East Harlem huele a incienso y a mujer de cintura estrecha, a café con leche y a menta poleo, a cerezos rosados a punto de estallar. Atrás quedaron rascacielos y semáforos que tiritan, trancones de tráfico y pitidos lejanos que me recuerdan que ya no estás. El centro de la ciudad es un corazón incendiado y palpitante, inundado de rostros anónimos, labiales rojos, taxis amarillos, pastillas para el fracaso, sortilegios para no soñar.
Huyo de los laberintos de trenes subterráneos y me encamino al norte, lejos de la estruendosa soledad. Un firmamento azulado sobrevuela edificios de ladrillo naranja. Me he olvidado de escribir tu nombre en mi cuaderno, de invocar tu imagen por estas calles bravas que caminaste en otro tiempo, en otra vida que corría paralela a la mía, cada uno en otro lugar, en su lugar.
En la 116, entre la primera y Lexington, atravieso minúsculas tiendas, barberías, panaderías, restaurantes, puestos ambulantes de frutas y batidos. La trompeta de Willy Colón me sale al encuentro en la esquina de la tercera y me espanta la fugitiva tristeza.

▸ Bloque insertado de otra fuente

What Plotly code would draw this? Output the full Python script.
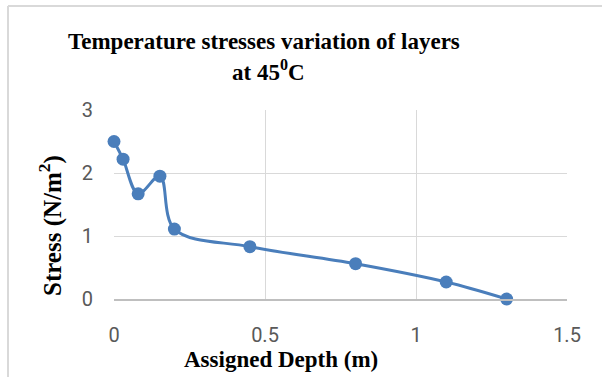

Tres mujeres ríen mientras comen quesadillas bajo el sol. Dos hombres puertorriqueños se saludan fraternalmente mientras un grupo de adolescentes corre frente a nosotros. Alguien regatea con un comerciante de velas y pulseras y tú no estás.
He girado en Lexington y me encamino hacia el sur. Atravieso proyectos, cafés, bares, casas antiguas y señoriales. Los murales de Manny Vega, sus pinturas, inundan de color las calles, desafiando la pobreza, la locura. Son un grito de esperanza, de dignidad social. Son la voz del obrero indocumentado, de la madre soltera, de los que se despiertan cada amanecer para ir a trabajar sin descanso, sin aliento, sin final. Son el testimonio del anciano dominicano que nostálgico juega al dominó, de la mujer que vende tamales en la calle, del hondureño que canta mientras lava platos en la parte de atrás de un café.
Entro en el pequeño restaurante de comida mexicana de la 103. La luz inunda el local a través de sus enormes ventanales. Recuerdo aquella vez que hicimos una apuesta sentadas en esta misma mesa. Teníamos que ponerle un tarro entero de salsa verde a unos tacos y ninguna de las dos nos achantamos, llorábamos a más no poder pero cumplimos nuestra promesa. Tú pediste una horchata gigantesca, atragantada por el picor, que las dos bebimos y no podíamos parar de reírnos entre las lágrimas.
El barrio habla de revoluciones silenciosas, de golpes de estado a la derrota, de ausencias que ya no son ausencias si las dejas de soñar. Caminaré estas calles, una y otra vez, hasta que el olvido llegue. Hoy es domingo de resurrección y tú no estás.